** DATASET ENTRIES **
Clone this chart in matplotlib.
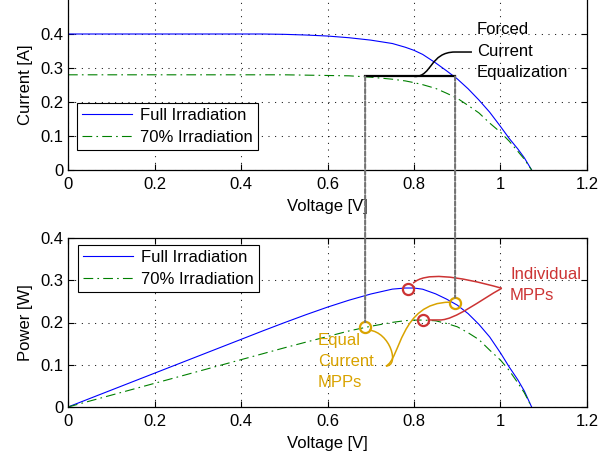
import numpy as np
import matplotlib
matplotlib.use('Agg')
import matplotlib.pyplot as plt
import matplotlib.patches as mpatches
from matplotlib.path import Path
from matplotlib.patches import ConnectionPatch
from matplotlib.ticker import FuncFormatter

plt.rcParams['font.family'] = ['Liberation Sans', 'DejaVu Sans']
plt.rcParams['lines.scale_dashes'] = False

# values
voltage = [0.0, 0.1, 0.2, 0.3, 0.4, 0.45, 0.5, 0.55, 0.6, 0.65, 0.7, 0.75, 0.78,
           0.8, 0.82, 0.85, 0.875, 0.9, 0.925, 0.95, 0.975, 1.0, 1.02, 1.04, 1.055, 1.072]
current_full = [0.4, 0.4, 0.4, 0.4, 0.4, 0.4, 0.399, 0.397, 0.394, 0.389, 0.382, 0.372, 0.361,
                0.352, 0.340, 0.315, 0.292, 0.268, 0.239, 0.206, 0.170, 0.128, 0.093, 0.062, 0.036, 0.0]
current_70 = [0.28, 0.28, 0.28, 0.28, 0.28, 0.28, 0.28, 0.279, 0.278, 0.277, 0.273, 0.267, 0.262,
              0.257, 0.251, 0.240, 0.226, 0.211, 0.190, 0.168, 0.138, 0.111, 0.085, 0.055, 0.032, 0.0]
power_full = [0.0, 0.040, 0.080, 0.120, 0.160, 0.180, 0.1995, 0.2184, 0.2364, 0.2529, 0.2674, 0.279, 0.2816,
              0.2816, 0.2788, 0.2678, 0.2555, 0.2412, 0.2211, 0.1957, 0.1658, 0.128, 0.0949, 0.0645, 0.038, 0.0]
power_70 = [0.0, 0.028, 0.056, 0.084, 0.112, 0.126, 0.140, 0.1535, 0.1668, 0.1801, 0.1911, 0.2003, 0.2044,
            0.2056, 0.2058, 0.204, 0.1978, 0.1899, 0.1758, 0.1596, 0.1346, 0.111, 0.0867, 0.0572, 0.0338, 0.0]

eq_current = 0.275
eq_v_range = [0.687, 0.895]
mpp_v = [0.785, 0.82]
mpp_p = [0.280, 0.206]
eq_mpp_v = [0.687, 0.895]
eq_mpp_p = [0.189, 0.247]

# annotation connector paths (data coords)
forced_path = [(0.802, 0.275), (0.842, 0.275), (0.837, 0.347), (0.895, 0.347), (0.934, 0.347)]
indiv_path_a = [(0.798, 0.293), (0.825, 0.319), (0.895, 0.312), (1.003, 0.281)]
indiv_path_b = [(0.832, 0.206), (0.860, 0.206), (0.895, 0.206), (0.953, 0.253), (1.003, 0.281)]
equal_path_a = [(0.696, 0.182), (0.745, 0.177), (0.768, 0.097), (0.735, 0.097)]
equal_path_b = [(0.735, 0.097), (0.768, 0.111), (0.768, 0.248), (0.883, 0.248)]

blue = (0, 0, 1)
green = (0, 0.5, 0)
red = '#cc3333'
gold = '#d9a300'
dashdot = (0, (7, 3, 1.2, 3))
fs = 12

fig = plt.figure(figsize=(6.16, 4.57), dpi=100)
ax1 = fig.add_axes([68/616, 1-170/457, 519/616, 170/457])
ax2 = fig.add_axes([68/616, 1-407/457, 519/616, 169/457])


def style(ax, ymax):
    ax.set_xlim(0, 1.2)
    ax.set_ylim(0, ymax)
    ax.set_xticks(np.arange(0, 1.21, 0.2))
    ax.set_yticks(np.arange(0, 0.41, 0.1))
    fmt = FuncFormatter(lambda v, p: '%g' % round(v, 2))
    ax.xaxis.set_major_formatter(fmt)
    ax.yaxis.set_major_formatter(fmt)
    ax.grid(True, color='k', linestyle=(0, (0.7, 4.1)), linewidth=0.75)
    ax.tick_params(direction='in', length=4, top=True, right=True, labelsize=fs, width=0.8)
    ax.tick_params(axis='x', pad=5)
    ax.tick_params(axis='y', pad=3.5)
    for s in ax.spines.values():
        s.set_linewidth(0.9)
    ax.set_xlabel('Voltage [V]', fontsize=fs, labelpad=5)


style(ax1, 0.5)
ax1.spines['top'].set_visible(False)
ax1.tick_params(top=False)
style(ax2, 0.4)

ax1.plot(voltage, current_full, color=blue, lw=0.8, label='Full Irradiation')
ax1.plot(voltage, current_70, color=green, lw=0.8, linestyle=dashdot, label='70% Irradiation')
ax1.plot(eq_v_range, [eq_current, eq_current], color='k', lw=1.6, zorder=4)
ax1.set_ylabel('Current [A]', fontsize=fs, labelpad=5)

ax2.plot(voltage, power_full, color=blue, lw=0.8, label='Full Irradiation')
ax2.plot(voltage, power_70, color=green, lw=0.8, linestyle=dashdot, label='70% Irradiation')
ax2.set_ylabel('Power [W]', fontsize=fs, labelpad=5)

ax2.plot(mpp_v, mpp_p, 'o', ms=8, mfc='none', mec=red, mew=1.6, zorder=5)
ax2.plot(eq_mpp_v, eq_mpp_p, 'o', ms=8, mfc='none', mec=gold, mew=1.6, zorder=5)

for ax, loc, anchor in [(ax1, 'lower left', (0.017, 0.118)), (ax2, 'upper left', (0.019, 0.959))]:
    leg = ax.legend(loc=loc, bbox_to_anchor=anchor, borderaxespad=0, fancybox=False,
                    edgecolor='k', framealpha=1, fontsize=fs, handlelength=3.0,
                    handletextpad=0.5, borderpad=0.3, labelspacing=0.4)
    leg.get_frame().set_linewidth(0.8)


def connector(ax, pts, color, lw, first_line=False):
    if first_line:
        codes = [Path.MOVETO, Path.LINETO, Path.CURVE4, Path.CURVE4, Path.CURVE4]
    elif len(pts) == 5:
        codes = [Path.MOVETO, Path.CURVE4, Path.CURVE4, Path.CURVE4, Path.LINETO]
    else:
        codes = [Path.MOVETO, Path.CURVE4, Path.CURVE4, Path.CURVE4]
    ax.add_patch(mpatches.PathPatch(Path(pts, codes), fill=False, edgecolor=color,
                                    lw=lw, zorder=4, clip_on=False))


connector(ax1, forced_path, 'k', 1.1)
connector(ax2, indiv_path_a, red, 1.1)
connector(ax2, indiv_path_b, red, 1.1, first_line=True)
connector(ax2, equal_path_a, gold, 1.1)
connector(ax2, equal_path_b, gold, 1.1)

ax1.text(0.945, 0.35, 'Forced\nCurrent\nEqualization', fontsize=fs, ha='left', va='center',
         linespacing=1.5)
ax2.text(1.022, 0.288, 'Individual\nMPPs', fontsize=fs, color=red, ha='left', va='center',
         linespacing=1.5)
ax2.text(0.578, 0.107, 'Equal\nCurrent\nMPPs', fontsize=fs, color=gold, ha='left', va='center',
         linespacing=1.5)

# gray dashed drop lines from the equalized current to the equal-current MPPs
for v, p in zip(eq_mpp_v, eq_mpp_p):
    con = ConnectionPatch(xyA=(v, eq_current), coordsA=ax1.transData,
                          xyB=(v, p + 0.012), coordsB=ax2.transData,
                          color='0.45', lw=1.5, linestyle=(0, (3, 1.5)))
    fig.add_artist(con)

fig.savefig('out.png', dpi=100)
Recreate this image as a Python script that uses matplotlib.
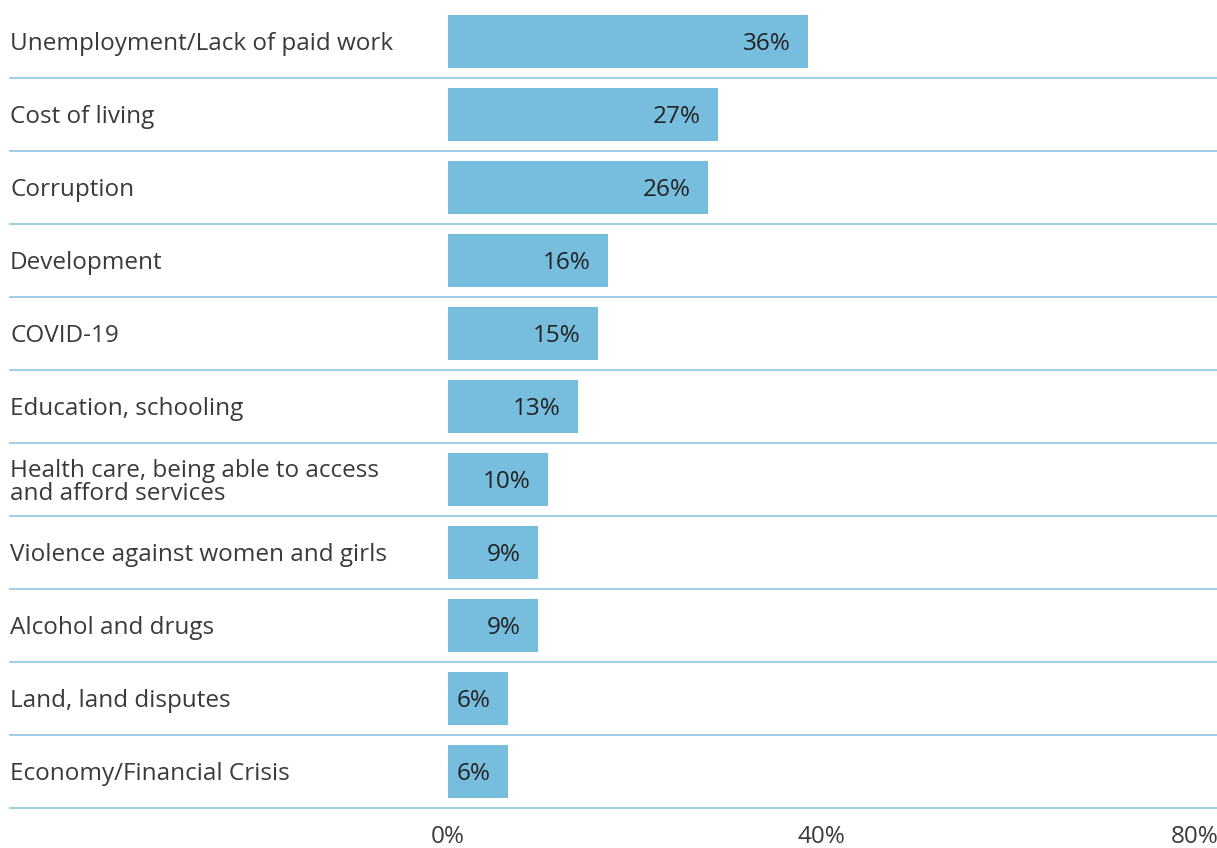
import numpy as np
import matplotlib
matplotlib.use("Agg")
import matplotlib.pyplot as plt

# 数据
categories = [
    "Unemployment/Lack of paid work",
    "Cost of living",
    "Corruption",
    "Development",
    "COVID-19",
    "Education, schooling",
    "Health care, being able to access\nand afford services",
    "Violence against women and girls",
    "Alcohol and drugs",
    "Land, land disputes",
    "Economy/Financial Crisis",
]
values = [36, 27, 26, 16, 15, 13, 10, 9, 9, 6, 6]
tick_values = [0, 40, 80]
tick_labels = ["0%", "40%", "80%"]

bar_color = "#77BDDE"
line_color = "#95CCE6"
text_color = "#3a3a3a"

plt.rcParams['font.family'] = ['Open Sans', 'DejaVu Sans']

W, H = 1217, 848
fig = plt.figure(figsize=(W / 100, H / 100), dpi=100)
ax = fig.add_axes([10 / W, (H - 808) / H, (W - 10) / W, 803 / H])

n = len(categories)
y = np.arange(n)
ax.barh(y, values, height=53 / 73, color=bar_color, zorder=2)
ax.set_ylim(n - 0.5, -0.5)
# 0% 在 448px, 10px 每 1%
ax.set_xlim(-(448 - 10) / 10, (W - 448) / 10)

for i, (c, v) in enumerate(zip(categories, values)):
    ax.text(0, i + 0.04, c, transform=ax.get_yaxis_transform(), ha='left', va='center',
            fontsize=17.5, color=text_color, linespacing=0.95)
    ax.text(v - 1.7, i + 0.04, f"{v}%", ha='right', va='center', fontsize=17.5,
            color="#222222", zorder=3)

# 分隔线
for i in range(n):
    ax.axhline(i + 0.5, color=line_color, lw=1.3, zorder=1, clip_on=False)

for s in ax.spines.values():
    s.set_visible(False)
ax.set_yticks([])
ax.set_xticks([])

# 底部刻度标签
k = 1.072
sec = ax.secondary_xaxis('bottom', functions=(lambda x: x * k, lambda x: x / k))
sec.set_xticks(tick_values)
sec.set_xticklabels(tick_labels, fontsize=17.5, color=text_color)
sec.tick_params(length=0, pad=12)
sec.spines['bottom'].set_color('none')

fig.savefig("out.png", dpi=100)
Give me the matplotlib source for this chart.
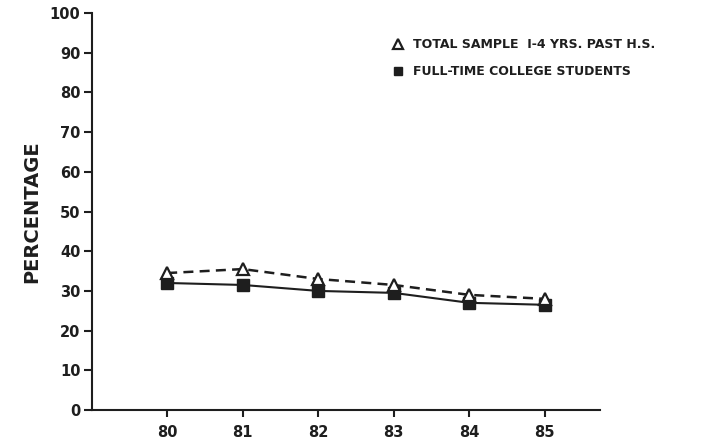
import matplotlib.pyplot as plt
from matplotlib.lines import Line2D

years = [80, 81, 82, 83, 84, 85]
total_sample = [34.5, 35.5, 33.0, 31.5, 29.0, 28.0]
full_time = [32.0, 31.5, 30.0, 29.5, 27.0, 26.5]
labels = ['TOTAL SAMPLE  I-4 YRS. PAST H.S.', 'FULL-TIME COLLEGE STUDENTS']

ink = '#1e1e1e'
plt.rcParams['font.family'] = ['DejaVu Sans']
plt.rcParams['font.weight'] = 'bold'

fig = plt.figure(figsize=(7.05, 4.44), dpi=100)
ax = fig.add_axes([0.130, 0.0766, 0.721, 0.894])

ax.plot(years, full_time, color=ink, lw=1.5, ls='-', marker='s', ms=8,
        mfc=ink, mec=ink, zorder=3)
ax.plot(years, total_sample, color=ink, lw=1.8, ls=(0, (4, 2.5)), marker='^', ms=8,
        mfc='white', mec=ink, mew=1.6, zorder=4)

ax.set_xlim(79.0, 85.73)
ax.set_ylim(0, 100)
ax.set_xticks(years)
ax.set_yticks(range(0, 101, 10))
ax.spines['top'].set_visible(False)
ax.spines['right'].set_visible(False)
for s in ['left', 'bottom']:
    ax.spines[s].set_color(ink)
    ax.spines[s].set_linewidth(1.5)
ax.tick_params(axis='y', direction='out', length=6, width=1.5, colors=ink,
               labelsize=10.5, pad=2)
ax.tick_params(axis='x', direction='out', length=5, width=1.5, colors=ink,
               labelsize=10.5, pad=6)

ax.set_ylabel('PERCENTAGE', fontsize=14, fontweight='bold', color=ink, labelpad=6)

handles = [
    Line2D([], [], ls='none', marker='^', ms=7, mfc='white', mec=ink, mew=1.6),
    Line2D([], [], ls='none', marker='s', ms=6, mfc=ink, mec=ink),
]
ax.legend(handles, labels, loc='upper left', bbox_to_anchor=(0.57, 0.965),
          frameon=False, handlelength=0.8, handletextpad=0.8, labelspacing=1.1,
          prop={'size': 9, 'weight': 'bold'}, labelcolor=ink)

fig.savefig('out.png', dpi=100)
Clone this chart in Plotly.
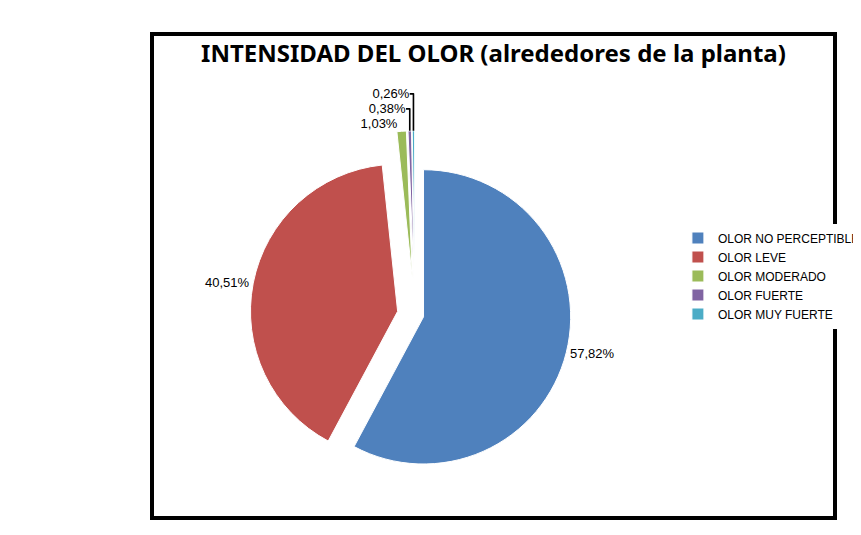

** SHORT PROBLEM **
Beginning with the line above that contains "Give me the matplotlib source for this chart." and finishing with the line that contains "mfc='white', mec=ink, mew=1.6, zorder=4)", print those lines exactly and only. Skip all pictures.

** IN RESPONSE **
Give me the matplotlib source for this chart.
import matplotlib.pyplot as plt
from matplotlib.lines import Line2D

years = [80, 81, 82, 83, 84, 85]
total_sample = [34.5, 35.5, 33.0, 31.5, 29.0, 28.0]
full_time = [32.0, 31.5, 30.0, 29.5, 27.0, 26.5]
labels = ['TOTAL SAMPLE  I-4 YRS. PAST H.S.', 'FULL-TIME COLLEGE STUDENTS']

ink = '#1e1e1e'
plt.rcParams['font.family'] = ['DejaVu Sans']
plt.rcParams['font.weight'] = 'bold'

fig = plt.figure(figsize=(7.05, 4.44), dpi=100)
ax = fig.add_axes([0.130, 0.0766, 0.721, 0.894])

ax.plot(years, full_time, color=ink, lw=1.5, ls='-', marker='s', ms=8,
        mfc=ink, mec=ink, zorder=3)
ax.plot(years, total_sample, color=ink, lw=1.8, ls=(0, (4, 2.5)), marker='^', ms=8,
        mfc='white', mec=ink, mew=1.6, zorder=4)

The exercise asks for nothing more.